> Given request
Without including the pictures, copy out every line below.

> Data
** Start **
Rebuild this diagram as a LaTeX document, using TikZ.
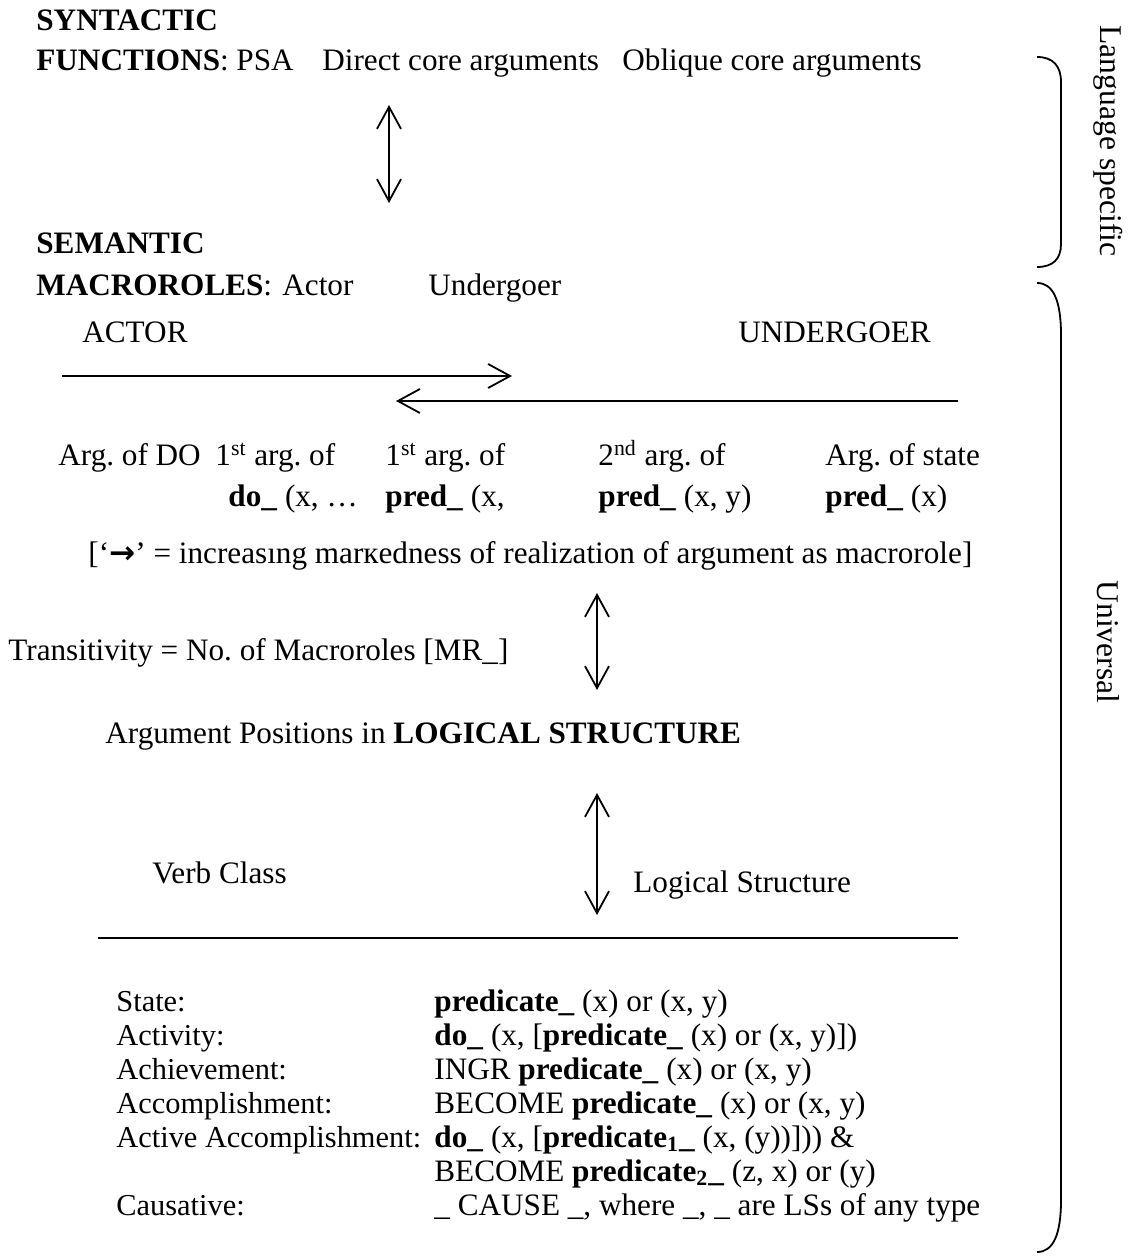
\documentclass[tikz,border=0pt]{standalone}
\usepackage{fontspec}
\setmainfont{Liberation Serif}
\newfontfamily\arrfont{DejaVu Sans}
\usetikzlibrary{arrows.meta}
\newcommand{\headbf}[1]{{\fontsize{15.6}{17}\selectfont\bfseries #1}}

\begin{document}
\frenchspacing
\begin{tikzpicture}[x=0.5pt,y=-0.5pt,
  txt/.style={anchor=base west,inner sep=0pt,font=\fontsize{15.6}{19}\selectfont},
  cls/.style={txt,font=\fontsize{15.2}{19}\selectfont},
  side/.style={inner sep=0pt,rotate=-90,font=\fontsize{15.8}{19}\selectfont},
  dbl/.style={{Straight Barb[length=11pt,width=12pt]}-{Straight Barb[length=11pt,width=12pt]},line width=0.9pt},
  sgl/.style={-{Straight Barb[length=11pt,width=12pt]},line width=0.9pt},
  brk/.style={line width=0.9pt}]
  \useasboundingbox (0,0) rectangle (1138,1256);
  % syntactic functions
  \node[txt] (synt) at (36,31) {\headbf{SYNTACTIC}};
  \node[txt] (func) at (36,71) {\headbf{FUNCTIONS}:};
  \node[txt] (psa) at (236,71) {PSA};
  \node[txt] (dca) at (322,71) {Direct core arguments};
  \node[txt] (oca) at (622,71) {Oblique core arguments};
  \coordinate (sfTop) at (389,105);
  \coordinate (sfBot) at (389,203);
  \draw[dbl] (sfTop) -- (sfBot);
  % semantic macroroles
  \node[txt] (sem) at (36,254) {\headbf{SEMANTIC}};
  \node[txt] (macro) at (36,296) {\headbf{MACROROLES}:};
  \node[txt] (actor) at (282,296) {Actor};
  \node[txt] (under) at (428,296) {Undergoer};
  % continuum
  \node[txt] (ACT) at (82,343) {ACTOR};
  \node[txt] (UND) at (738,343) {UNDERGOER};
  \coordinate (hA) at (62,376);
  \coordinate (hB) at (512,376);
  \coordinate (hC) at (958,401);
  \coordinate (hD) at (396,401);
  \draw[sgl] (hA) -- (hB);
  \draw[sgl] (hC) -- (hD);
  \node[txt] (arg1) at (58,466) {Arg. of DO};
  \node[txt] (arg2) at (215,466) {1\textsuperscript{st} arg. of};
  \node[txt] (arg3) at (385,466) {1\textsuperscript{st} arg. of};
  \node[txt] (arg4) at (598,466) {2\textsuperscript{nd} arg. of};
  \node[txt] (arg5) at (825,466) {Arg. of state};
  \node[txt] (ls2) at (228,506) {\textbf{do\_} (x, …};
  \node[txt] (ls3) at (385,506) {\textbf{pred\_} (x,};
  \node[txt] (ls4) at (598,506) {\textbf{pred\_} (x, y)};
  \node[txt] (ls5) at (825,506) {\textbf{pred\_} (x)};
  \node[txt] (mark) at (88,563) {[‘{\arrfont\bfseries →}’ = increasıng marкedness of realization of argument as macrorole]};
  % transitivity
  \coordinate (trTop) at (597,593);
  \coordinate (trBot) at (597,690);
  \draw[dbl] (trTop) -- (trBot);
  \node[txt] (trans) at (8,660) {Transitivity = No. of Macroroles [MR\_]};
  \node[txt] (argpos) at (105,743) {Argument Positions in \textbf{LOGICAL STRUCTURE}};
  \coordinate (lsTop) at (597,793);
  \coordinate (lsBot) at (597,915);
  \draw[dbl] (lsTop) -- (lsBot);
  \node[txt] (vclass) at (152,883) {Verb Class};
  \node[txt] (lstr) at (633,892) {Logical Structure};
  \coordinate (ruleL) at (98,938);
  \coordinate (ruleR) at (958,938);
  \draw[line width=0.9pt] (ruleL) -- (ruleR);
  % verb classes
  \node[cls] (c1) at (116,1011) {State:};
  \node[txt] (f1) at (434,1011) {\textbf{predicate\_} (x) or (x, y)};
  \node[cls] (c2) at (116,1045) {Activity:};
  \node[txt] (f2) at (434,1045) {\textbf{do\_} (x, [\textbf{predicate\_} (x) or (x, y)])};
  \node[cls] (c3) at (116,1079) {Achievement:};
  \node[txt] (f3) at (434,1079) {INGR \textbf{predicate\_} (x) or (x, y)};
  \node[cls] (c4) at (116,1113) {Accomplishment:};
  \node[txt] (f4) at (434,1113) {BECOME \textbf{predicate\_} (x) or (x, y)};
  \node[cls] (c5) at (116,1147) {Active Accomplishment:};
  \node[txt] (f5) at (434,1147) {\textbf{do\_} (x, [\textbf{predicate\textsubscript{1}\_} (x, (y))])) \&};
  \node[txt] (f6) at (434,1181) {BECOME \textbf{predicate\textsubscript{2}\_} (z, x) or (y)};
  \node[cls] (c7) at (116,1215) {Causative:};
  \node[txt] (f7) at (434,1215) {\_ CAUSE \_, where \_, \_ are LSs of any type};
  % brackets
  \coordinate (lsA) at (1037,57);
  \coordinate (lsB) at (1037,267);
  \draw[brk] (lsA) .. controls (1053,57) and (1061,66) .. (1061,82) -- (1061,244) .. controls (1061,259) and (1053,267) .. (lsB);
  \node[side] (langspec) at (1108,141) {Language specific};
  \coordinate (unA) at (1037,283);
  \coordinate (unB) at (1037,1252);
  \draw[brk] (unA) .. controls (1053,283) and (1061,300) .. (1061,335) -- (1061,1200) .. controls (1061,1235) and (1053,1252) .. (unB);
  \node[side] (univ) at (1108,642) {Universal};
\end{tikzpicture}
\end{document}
** End **
> Finished exercise
Rebuild this diagram as a LaTeX document, using TikZ.
\documentclass[tikz,border=0pt]{standalone}
\usepackage{fontspec}
\setmainfont{Liberation Serif}
\newfontfamily\arrfont{DejaVu Sans}
\usetikzlibrary{arrows.meta}
\newcommand{\headbf}[1]{{\fontsize{15.6}{17}\selectfont\bfseries #1}}

\begin{document}
\frenchspacing
\begin{tikzpicture}[x=0.5pt,y=-0.5pt,
  txt/.style={anchor=base west,inner sep=0pt,font=\fontsize{15.6}{19}\selectfont},
  cls/.style={txt,font=\fontsize{15.2}{19}\selectfont},
  side/.style={inner sep=0pt,rotate=-90,font=\fontsize{15.8}{19}\selectfont},
  dbl/.style={{Straight Barb[length=11pt,width=12pt]}-{Straight Barb[length=11pt,width=12pt]},line width=0.9pt},
  sgl/.style={-{Straight Barb[length=11pt,width=12pt]},line width=0.9pt},
  brk/.style={line width=0.9pt}]
  \useasboundingbox (0,0) rectangle (1138,1256);
  % syntactic functions
  \node[txt] (synt) at (36,31) {\headbf{SYNTACTIC}};
  \node[txt] (func) at (36,71) {\headbf{FUNCTIONS}:};
  \node[txt] (psa) at (236,71) {PSA};
  \node[txt] (dca) at (322,71) {Direct core arguments};
  \node[txt] (oca) at (622,71) {Oblique core arguments};
  \coordinate (sfTop) at (389,105);
  \coordinate (sfBot) at (389,203);
  \draw[dbl] (sfTop) -- (sfBot);
  % semantic macroroles
  \node[txt] (sem) at (36,254) {\headbf{SEMANTIC}};
  \node[txt] (macro) at (36,296) {\headbf{MACROROLES}:};
  \node[txt] (actor) at (282,296) {Actor};
  \node[txt] (under) at (428,296) {Undergoer};
  % continuum
  \node[txt] (ACT) at (82,343) {ACTOR};
  \node[txt] (UND) at (738,343) {UNDERGOER};
  \coordinate (hA) at (62,376);
  \coordinate (hB) at (512,376);
  \coordinate (hC) at (958,401);
  \coordinate (hD) at (396,401);
  \draw[sgl] (hA) -- (hB);
  \draw[sgl] (hC) -- (hD);
  \node[txt] (arg1) at (58,466) {Arg. of DO};
  \node[txt] (arg2) at (215,466) {1\textsuperscript{st} arg. of};
  \node[txt] (arg3) at (385,466) {1\textsuperscript{st} arg. of};
  \node[txt] (arg4) at (598,466) {2\textsuperscript{nd} arg. of};
  \node[txt] (arg5) at (825,466) {Arg. of state};
  \node[txt] (ls2) at (228,506) {\textbf{do\_} (x, …};
  \node[txt] (ls3) at (385,506) {\textbf{pred\_} (x,};
  \node[txt] (ls4) at (598,506) {\textbf{pred\_} (x, y)};
  \node[txt] (ls5) at (825,506) {\textbf{pred\_} (x)};
  \node[txt] (mark) at (88,563) {[‘{\arrfont\bfseries →}’ = increasıng marкedness of realization of argument as macrorole]};
  % transitivity
  \coordinate (trTop) at (597,593);
  \coordinate (trBot) at (597,690);
  \draw[dbl] (trTop) -- (trBot);
  \node[txt] (trans) at (8,660) {Transitivity = No. of Macroroles [MR\_]};
  \node[txt] (argpos) at (105,743) {Argument Positions in \textbf{LOGICAL STRUCTURE}};
  \coordinate (lsTop) at (597,793);
  \coordinate (lsBot) at (597,915);
  \draw[dbl] (lsTop) -- (lsBot);
  \node[txt] (vclass) at (152,883) {Verb Class};
  \node[txt] (lstr) at (633,892) {Logical Structure};
  \coordinate (ruleL) at (98,938);
  \coordinate (ruleR) at (958,938);
  \draw[line width=0.9pt] (ruleL) -- (ruleR);
  % verb classes
  \node[cls] (c1) at (116,1011) {State:};
  \node[txt] (f1) at (434,1011) {\textbf{predicate\_} (x) or (x, y)};
  \node[cls] (c2) at (116,1045) {Activity:};
  \node[txt] (f2) at (434,1045) {\textbf{do\_} (x, [\textbf{predicate\_} (x) or (x, y)])};
  \node[cls] (c3) at (116,1079) {Achievement:};
  \node[txt] (f3) at (434,1079) {INGR \textbf{predicate\_} (x) or (x, y)};
  \node[cls] (c4) at (116,1113) {Accomplishment:};
  \node[txt] (f4) at (434,1113) {BECOME \textbf{predicate\_} (x) or (x, y)};
  \node[cls] (c5) at (116,1147) {Active Accomplishment:};
  \node[txt] (f5) at (434,1147) {\textbf{do\_} (x, [\textbf{predicate\textsubscript{1}\_} (x, (y))])) \&};
  \node[txt] (f6) at (434,1181) {BECOME \textbf{predicate\textsubscript{2}\_} (z, x) or (y)};
  \node[cls] (c7) at (116,1215) {Causative:};
  \node[txt] (f7) at (434,1215) {\_ CAUSE \_, where \_, \_ are LSs of any type};
  % brackets
  \coordinate (lsA) at (1037,57);
  \coordinate (lsB) at (1037,267);
  \draw[brk] (lsA) .. controls (1053,57) and (1061,66) .. (1061,82) -- (1061,244) .. controls (1061,259) and (1053,267) .. (lsB);
  \node[side] (langspec) at (1108,141) {Language specific};
  \coordinate (unA) at (1037,283);
  \coordinate (unB) at (1037,1252);
  \draw[brk] (unA) .. controls (1053,283) and (1061,300) .. (1061,335) -- (1061,1200) .. controls (1061,1235) and (1053,1252) .. (unB);
  \node[side] (univ) at (1108,642) {Universal};
\end{tikzpicture}
\end{document}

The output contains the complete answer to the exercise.